If property title under market anarchism would derive, as Rothbard asserted it ought to, from homesteading and/or exchange from the homesteader, this necessarily supposes state granted title to politically favored interests that never homesteaded what they supposedly “own” wouldn’t
be protected.”
WRONG!
You leave out that Rothbard asserted thtat the benefit of the doubt goes to person holding the property. If I own property that I bought, and way back when it was stolen, but no one knows who is descended from the victims..than the benefit of the doubt, according to Rothbard, goes to me and my ownership. So no massive wealth redistribution.
So a provocative article, but not true. AC is not socialist. By the way, Rothbard is not the only AC out there, I sometimes prefer David Friedman’s version. I don’t think the right to property has to come from homesteading, just consensual accumulation.
http://cptacs.blogspot.com/
@morris — I left it out because it was not pertinent to what I was saying. If something that was originally stolen comes into your possession as an innocent recipient, you yourself *are* homesteading it at that point. If a legit original owner then presents themself, that means they have a superior claim to your own. But that has nothing to do with what I was saying, because the monopoly capitalist system of massive collusion between state and business does not leave corporations (and the statist plutocracy generally) as recipients of state largesse as innocent recipients of property. Their title is void in any ethical analysis.
I may be way off base here, but wouldn’t it make sense that in order to compare and contrast anarcho-capitalism and libertarian socialism to at least derive the definitions from a comparable source. In one post on this subject, “Re-stating the point: Rothbardian socialism,” you attempt to define capitalism “as the status quo and that it is oppressive in an economic sense as a result of the monopolization of capital.” However, when you define socialism, as done in this essay, you define it according to you own research and interpretation of the term. Wouldn’t it make more sense that if you use the status quo definition of capitalism that you also use the status quo definition of socialism?
You know, as well as I, that Rothbard’s interpretation of the term capitalism is not the status quo interpretation nor is his definition of socialism that which you have described. If it was, would he not have named it such?
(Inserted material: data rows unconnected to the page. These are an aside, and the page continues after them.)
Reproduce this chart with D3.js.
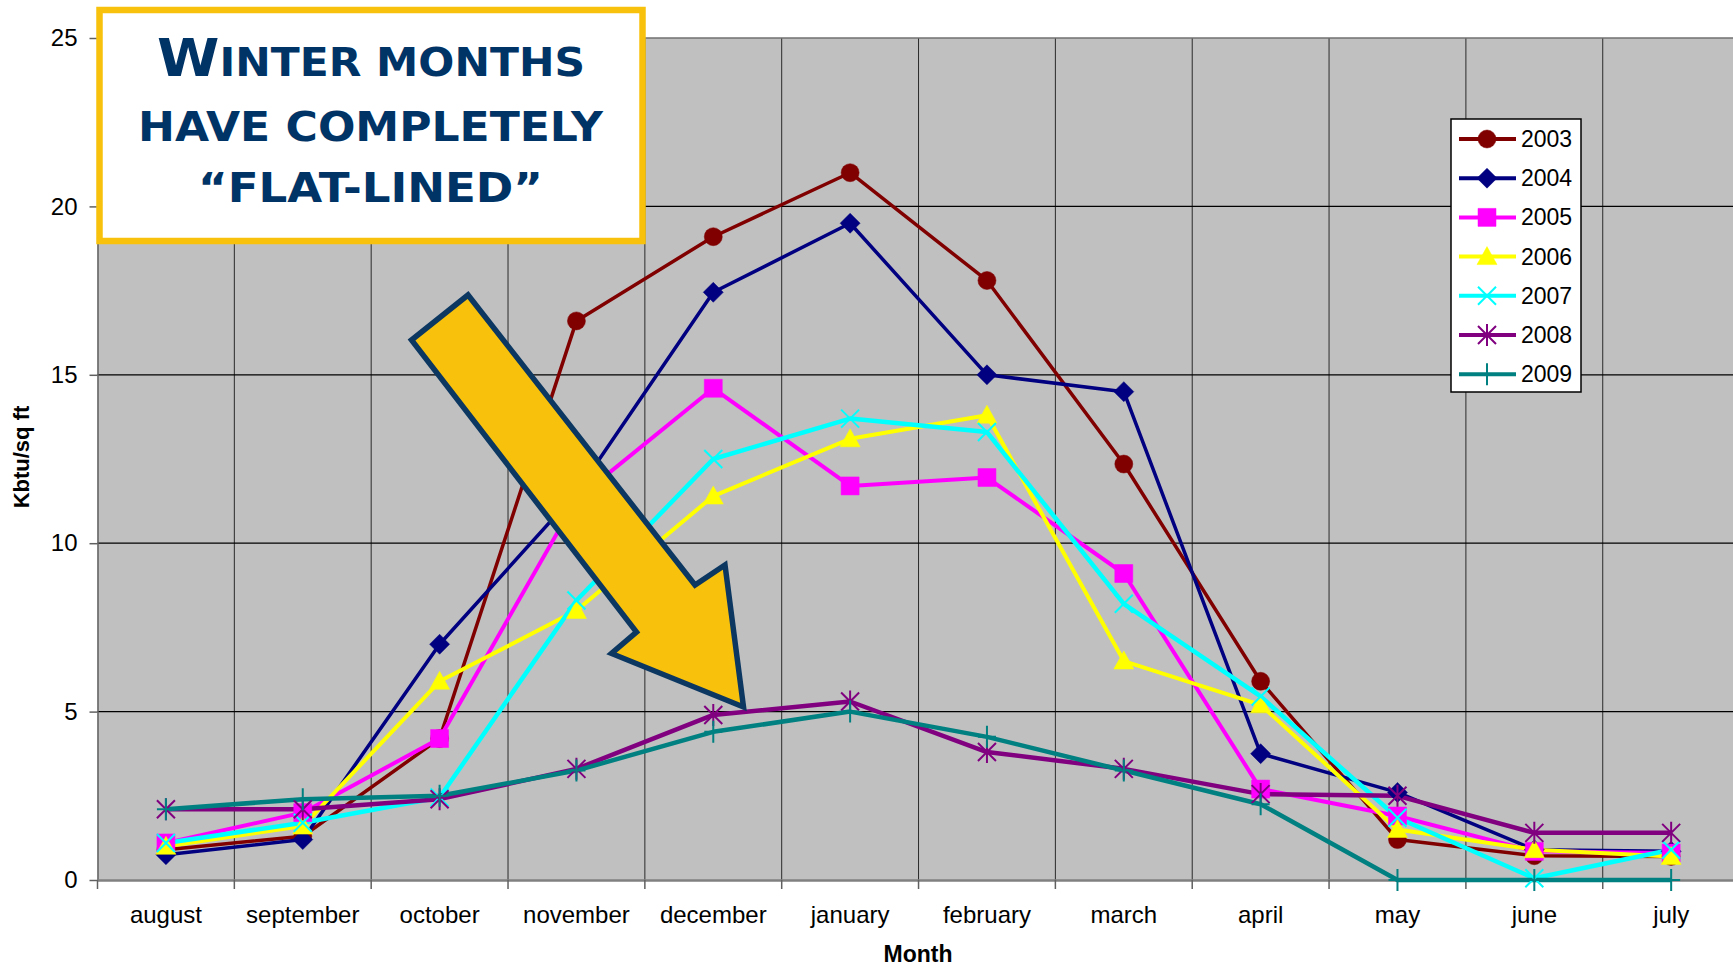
<!DOCTYPE html>
<html>
<head>
<meta charset="utf-8">
<script src="https://cdn.jsdelivr.net/npm/d3@7"></script>
<style>
    body { margin: 0; background: #ffffff; }
    svg { display: block; font-family: "Liberation Sans", Arial, sans-serif; }
</style>
</head>
<body>
<svg></svg>
<script>
// chart data
var months = ["august", "september", "october", "november", "december", "january",
              "february", "march", "april", "may", "june", "july"];
var years = ["2003", "2004", "2005", "2006", "2007", "2008", "2009"];
var yTicks = [0, 5, 10, 15, 20, 25];

var y2003 = [0.9, 1.3, 4.2, 16.6, 19.1, 21.0, 17.8, 12.35, 5.9, 1.2, 0.72, 0.7];
var y2004 = [0.75, 1.2, 7.0, 11.5, 17.45, 19.5, 15.0, 14.5, 3.75, 2.6, 0.9, 0.85];
var y2005 = [1.1, 2.0, 4.2, 11.3, 14.6, 11.7, 11.95, 9.1, 2.7, 1.9, 0.85, 0.8];
var y2006 = [1.0, 1.6, 5.9, 8.0, 11.4, 13.1, 13.8, 6.5, 5.2, 1.5, 0.9, 0.7];
var y2007 = [1.1, 1.7, 2.45, 8.3, 12.5, 13.7, 13.3, 8.2, 5.45, 1.85, 0.05, 0.9];
var y2008 = [2.1, 2.1, 2.4, 3.3, 4.9, 5.3, 3.8, 3.3, 2.55, 2.5, 1.4, 1.4];
var y2009 = [2.1, 2.4, 2.5, 3.25, 4.4, 5.0, 4.25, 3.25, 2.25, 0, 0, 0];

var yearValues = [y2003, y2004, y2005, y2006, y2007, y2008, y2009];

// styles per series
var colors = ["#800000", "#000080", "#ff00ff", "#ffff00", "#00ffff", "#800080", "#008080"];
var lineWidths = [3.5, 3.5, 4, 4, 4.5, 4.5, 4.5];
var markers = ["circle", "diamond", "square", "triangle", "cross", "star", "plus"];

var markerPaths = {
    circle: d3.symbol(d3.symbolCircle, 255)(),
    diamond: "M0,-10L10,0L0,10L-10,0Z",
    square: "M-9,-9H9V9H-9Z",
    triangle: "M0,-10L10,8L-10,8Z",
    cross: "M-9,-9L9,9M-9,9L9,-9",
    star: "M-9,-9L9,9M-9,9L9,-9M0,-11V11",
    plus: "M0,-11V11M-9,0H9"
};
var filled = {circle: true, diamond: true, square: true, triangle: true};

var series = years.map(function(y, i) {
    return {
        name: y,
        color: colors[i],
        width: lineWidths[i],
        marker: markers[i],
        values: months.map(function(m, j) { return {month: m, value: yearValues[i][j]}; })
    };
});

// svg configuration
var width = 1733;
var height = 969;
var svg = d3.select("svg")
    .attr("width", width)
    .attr("height", height);

var margin = {left: 97.5, top: 38, bottom: 880};
var step = 136.84;

var xScale = d3.scaleBand()
    .domain(months)
    .range([margin.left, margin.left + step * months.length]);

var yScale = d3.scaleLinear()
    .domain([0, 25])
    .range([margin.bottom, margin.top]);

// plot background
svg.append("rect")
    .attr("x", xScale.range()[0])
    .attr("y", yScale(25))
    .attr("width", xScale.range()[1] - xScale.range()[0])
    .attr("height", yScale(0) - yScale(25))
    .style("fill", "#c0c0c0");

// vertical grid at category boundaries
svg.selectAll(".vgrid")
    .data(months.slice(1))
    .enter()
    .append("line")
    .attr("class", "vgrid")
    .attr("x1", function(d) { return xScale(d); })
    .attr("x2", function(d) { return xScale(d); })
    .attr("y1", yScale(25))
    .attr("y2", yScale(0))
    .style("stroke", "#2a2a2a")
    .style("stroke-width", 1);

// horizontal grid
svg.selectAll(".hgrid")
    .data(yTicks.filter(function(t) { return t > 0 && t < 25; }))
    .enter()
    .append("line")
    .attr("class", "hgrid")
    .attr("x1", xScale.range()[0])
    .attr("x2", xScale.range()[1])
    .attr("y1", function(d) { return yScale(d); })
    .attr("y2", function(d) { return yScale(d); })
    .style("stroke", "#000")
    .style("stroke-width", 1.3);

// top border
svg.append("line")
    .attr("x1", xScale.range()[0])
    .attr("x2", xScale.range()[1])
    .attr("y1", yScale(25))
    .attr("y2", yScale(25))
    .style("stroke", "#707070")
    .style("stroke-width", 1.5);

// y-axis
var yAxis = d3.axisLeft(yScale)
    .tickValues(yTicks)
    .tickSize(8)
    .tickSizeOuter(0)
    .tickPadding(12);

var gy = svg.append("g")
    .attr("transform", "translate(" + margin.left + ",0)")
    .call(yAxis);
gy.select(".domain").style("stroke", "#606060").style("stroke-width", 1.5);
gy.selectAll(".tick line").style("stroke", "#606060").style("stroke-width", 1.5);
gy.selectAll("text")
    .style("font-size", "24px")
    .style("font-family", "Liberation Sans, Arial, sans-serif")
    .style("fill", "#000");

// x-axis
var xAxis = d3.axisBottom(xScale)
    .tickSize(0)
    .tickSizeOuter(0)
    .tickPadding(26);

var gx = svg.append("g")
    .attr("transform", "translate(0," + margin.bottom + ")")
    .call(xAxis);
gx.select(".domain").style("stroke", "#808080").style("stroke-width", 2.5);
gx.selectAll("text")
    .style("font-size", "24px")
    .style("font-family", "Liberation Sans, Arial, sans-serif")
    .style("fill", "#000");

// x tick marks between categories
gx.selectAll(".btick")
    .data(months)
    .enter()
    .append("line")
    .attr("class", "btick")
    .attr("x1", function(d) { return xScale(d); })
    .attr("x2", function(d) { return xScale(d); })
    .attr("y1", 0)
    .attr("y2", 9)
    .style("stroke", "#606060")
    .style("stroke-width", 1.5);

// line generator
var line = d3.line()
    .x(function(d) { return xScale(d.month) + xScale.bandwidth() / 2; })
    .y(function(d) { return yScale(d.value); });

// lines first
svg.selectAll(".series")
    .data(series)
    .enter()
    .append("path")
    .attr("class", "series")
    .attr("d", function(d) { return line(d.values); })
    .style("fill", "none")
    .style("stroke", function(d) { return d.color; })
    .style("stroke-width", function(d) { return d.width; })
    .style("stroke-linejoin", "round");

// markers
var drawMarker = function(sel, s) {
    sel.attr("d", markerPaths[s.marker])
        .style("fill", filled[s.marker] ? s.color : "none")
        .style("stroke", s.color)
        .style("stroke-width", filled[s.marker] ? 0.5 : 2);
};

series.forEach(function(s) {
    svg.append("g")
        .selectAll("path")
        .data(s.values)
        .enter()
        .append("path")
        .attr("transform", function(d) {
            return "translate(" + (xScale(d.month) + xScale.bandwidth() / 2) + "," + yScale(d.value) + ")";
        })
        .call(drawMarker, s);
});

// annotation arrow (hard coded)
svg.append("polygon")
    .attr("points", [[468, 295], [411.5, 340], [636.5, 632], [611.5, 653.5],
                     [743.5, 707], [725, 565], [695, 585]].join(" "))
    .style("fill", "#f8c20c")
    .style("stroke", "#0c3761")
    .style("stroke-width", 5.5)
    .style("stroke-linejoin", "miter");

// annotation box
svg.append("rect")
    .attr("x", 99.5)
    .attr("y", 10)
    .attr("width", 543)
    .attr("height", 231)
    .style("fill", "#ffffff")
    .style("stroke", "#f8c20c")
    .style("stroke-width", 6.5);

var boxText = svg.append("g")
    .style("font-family", "DejaVu Sans, Verdana, sans-serif")
    .style("font-weight", "bold")
    .style("fill", "#003366")
    .attr("text-anchor", "middle");

var t1 = boxText.append("text")
    .attr("x", 371)
    .attr("y", 75.5)
    .attr("textLength", 428)
    .attr("lengthAdjust", "spacingAndGlyphs");
t1.append("tspan").style("font-size", "52px").text("W");
t1.append("tspan").style("font-size", "39px").text("INTER MONTHS");

boxText.append("text")
    .attr("x", 370.5)
    .attr("y", 140.5)
    .attr("textLength", 465)
    .attr("lengthAdjust", "spacingAndGlyphs")
    .style("font-size", "41px")
    .text("HAVE COMPLETELY");

boxText.append("text")
    .attr("x", 370.5)
    .attr("y", 202)
    .attr("textLength", 345)
    .attr("lengthAdjust", "spacingAndGlyphs")
    .style("font-size", "40px")
    .text("\u201CFLAT-LINED\u201D");

// legend
var xLegend = 1451;
var yLegend = 119;
var legendStep = 39.2;

var legend = svg.append("g").attr("id", "legend");

legend.append("rect")
    .attr("x", xLegend)
    .attr("y", yLegend)
    .attr("width", 130)
    .attr("height", 273)
    .style("fill", "#ffffff")
    .style("stroke", "#000")
    .style("stroke-width", 1.5);

var items = legend.selectAll(".item")
    .data(series)
    .enter()
    .append("g")
    .attr("class", "item")
    .attr("transform", function(d, i) { return "translate(0," + (yLegend + 20 + i * legendStep) + ")"; });

items.append("line")
    .attr("x1", xLegend + 8)
    .attr("x2", xLegend + 65)
    .attr("y1", 0)
    .attr("y2", 0)
    .style("stroke", function(d) { return d.color; })
    .style("stroke-width", 4);

items.append("path")
    .attr("transform", "translate(" + (xLegend + 36) + ",0)")
    .each(function(d) { d3.select(this).call(drawMarker, d); });

items.append("text")
    .attr("x", xLegend + 70)
    .attr("y", 0)
    .attr("dy", "0.35em")
    .style("font-size", "23px")
    .style("fill", "#000")
    .text(function(d) { return d.name; });

// axis titles
svg.append("text")
    .attr("x", 918)
    .attr("y", 962)
    .attr("text-anchor", "middle")
    .style("font-size", "23px")
    .style("font-weight", "bold")
    .text("Month");

svg.append("text")
    .attr("transform", "translate(29,457) rotate(-90)")
    .attr("text-anchor", "middle")
    .style("font-size", "22px")
    .style("font-weight", "bold")
    .text("Kbtu/sq ft");
</script>
</body>
</html>
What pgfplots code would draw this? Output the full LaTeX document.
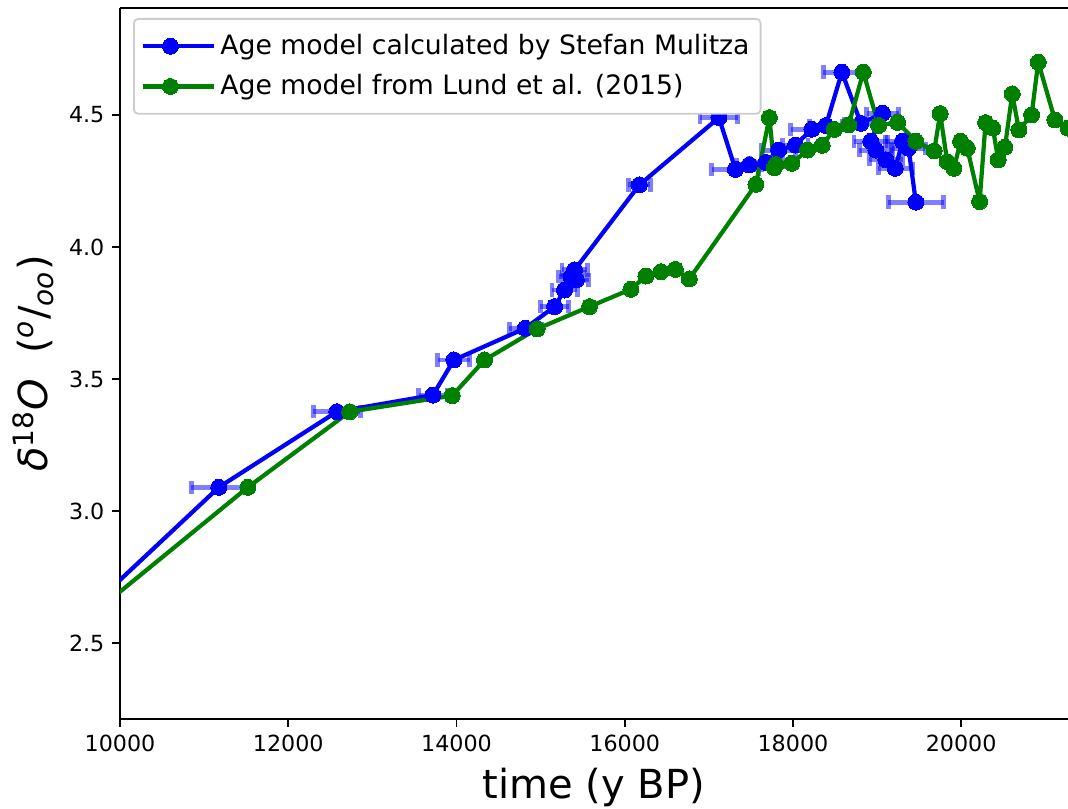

Ok, I’ll admit I don’t understand your theory, perhaps I never will have time to really get the nuts and bolts.
Just tell me this: is your view of Rothbard the socialist just some strange theoretical similarity or does it have any practical consequence?
Do you believe that the day we live in a society where Rothbard’s theories are accepted by the majority of people there is going to be some great redistribution of wealth to the masses? If yes, I can show some information that this is not correct.
If no, then I’m not really interested in whether you can twist definitions to make AC to mean socialism.(Marx, Rothbard..both Jewish, hey what’s the difference?)
PirateRothbard
The issue of accumulation is precisely what I was trying to address in my essay, “Let the Free Market Eat the Rich”. It’s speculative, of course, and I could stand to find some data to back up my points, but it’s based on what should be an obvious concept: accumulation is subsidized. My blog’s down right now, but you should be able to google it.